Проза Клеха психоделична. Вечное похмелье и оскомина обостряют восприятие мира — равнодушная природа повседневности цветет символами и знаками. Клеху важно формулировать и, таким образом, присваивать фрагменты реальности, обживать их, наделяя бессмыслицу домашним каким-то уютом. Точность формулирования как формирование мира — но это все равно как улицу отапливать. И виньетки прозаические у него — точные (точеные) и бесполезные. Надо лишь приноровиться к этой одышливой поначалу избыточности, преодолеть рефлекс скольжения поверх строк. Впрягайся в повозку стиля, чтобы чувствовать каждую кочку, каждый бугорок, и ты выйдешь из этого путешествия обогащенный Новым.

На второе место после синтаксиса я бы поставил точность сравнений и метафор, правоту некоторых авторских интенций. Именно они, наблюдения и уподобления, определяют объем и содержание периодов — каждый текст длится ровно столько, чтобы избыть то или иное впечатление, ощущение, догадку. Такое естественное дыхание мысли. Литература, ухоженная, как английский газон. И культурная как раз именно из-за этой своей сделанности, а не из-за обилия всяких там имен и реминисценций. “Жить здесь красиво и жутко, как внутри слова АЗИЯ”. “Фаллос флагштока на клумбе в центре все растет, как температура...” Или вот едва ли не на первой странице попавшиеся “рыхлые медузы снов”, оставленные “на песке и простынях”. Проза, заряженная на узнавание и, значит, поиск единомышленника. Токи совпадений соединяют автора и читателя в единую энергосистему.

Что было и что будет. Записки сорокалетнего. Прощание с родиной. Метафизика похмелья. Колбаса и сало. Пасьянс и алфавит. И в моем индивидуальном аду радио тоже будет включено во весь голос. Клех коллекционирует слова и поступки, которые знают все. Мгновения, переживаемые каждым. Но и в типическом этом нетипическое: не извивом судьбы взять, но особицей зрения, пластическим даром видеть так, а не иначе. И с деталями обращаться по-царски, рассыпая их на страницы горницы горстями.

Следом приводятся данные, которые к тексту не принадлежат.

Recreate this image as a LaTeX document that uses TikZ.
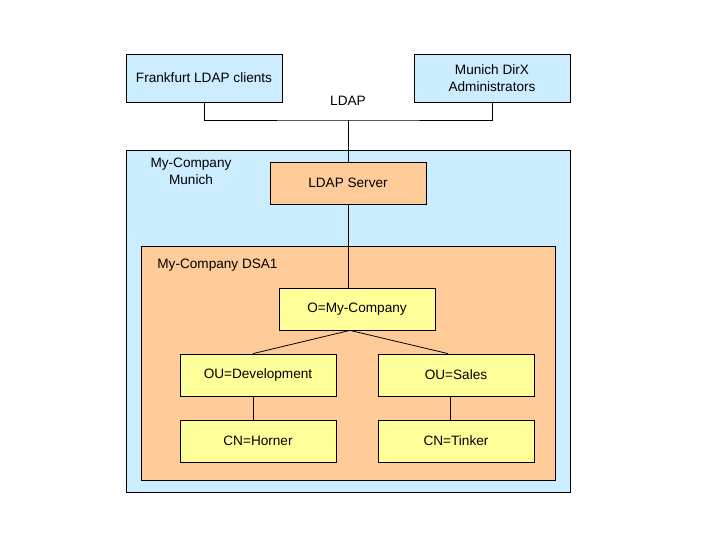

Не Борхес хотя бы потому, что имеем дело не с мертвыми камнями культуры, но реальными, еще не законченными процессами — вторая скобка пока не закрыта. Оттуда, как из мартовской фортки, сочится весна.

Медленное чтение (еще говорят — скучное) как симптом вхождения в Другое Другого. Я люблю трудные и медленные книги — они помогают мне преодолеть земное притяжение своего собственного солипсизма; дают увидеть дальше собственного носа, натренировать органы чувств на запах чужой жизни. Я же не книгу читаю, но с Клехом знакомлюсь, общаюсь. Да, я теперь его знаю достаточно неплохо. Но мысленно возвращаясь каждый раз в эту сторону, я снова и снова буду усилием бокового зрения ловить облако этого лилового струящегося марева переваренных образов и слов. Подобно торговцу воздушными шарами, настоящий читатель обречен таскать вслед за собой связки разноцветных облаков.

Мне бы не хотелось, чтобы путем Клеха пошла вся наша словесность. Но это ей сегодня и не грозит совершенно. Клех практически в одиночку воюет с агрессией тоталитарного сюжетосложения. Проект его обречен на неудачу, на отсутствие сочувствия и адекватного соглядатайства. Но этого ему, кажется, и не надо: он уже давно там, на тихом острове посреди тихого моря.

…И все, что вокруг исполнено смысла. И потому виденное или происходящее — очередной повод к письму. К записке на полях бесконечного тома. Печаль светла и промыта дождиком. Один из текстов заканчивается вздохом усталости уже все про себя знающего человека. “Было без одной минуты шесть. Начинала прокашливаться радиоточка, чтобы грянуть через минуту государственным гимном”.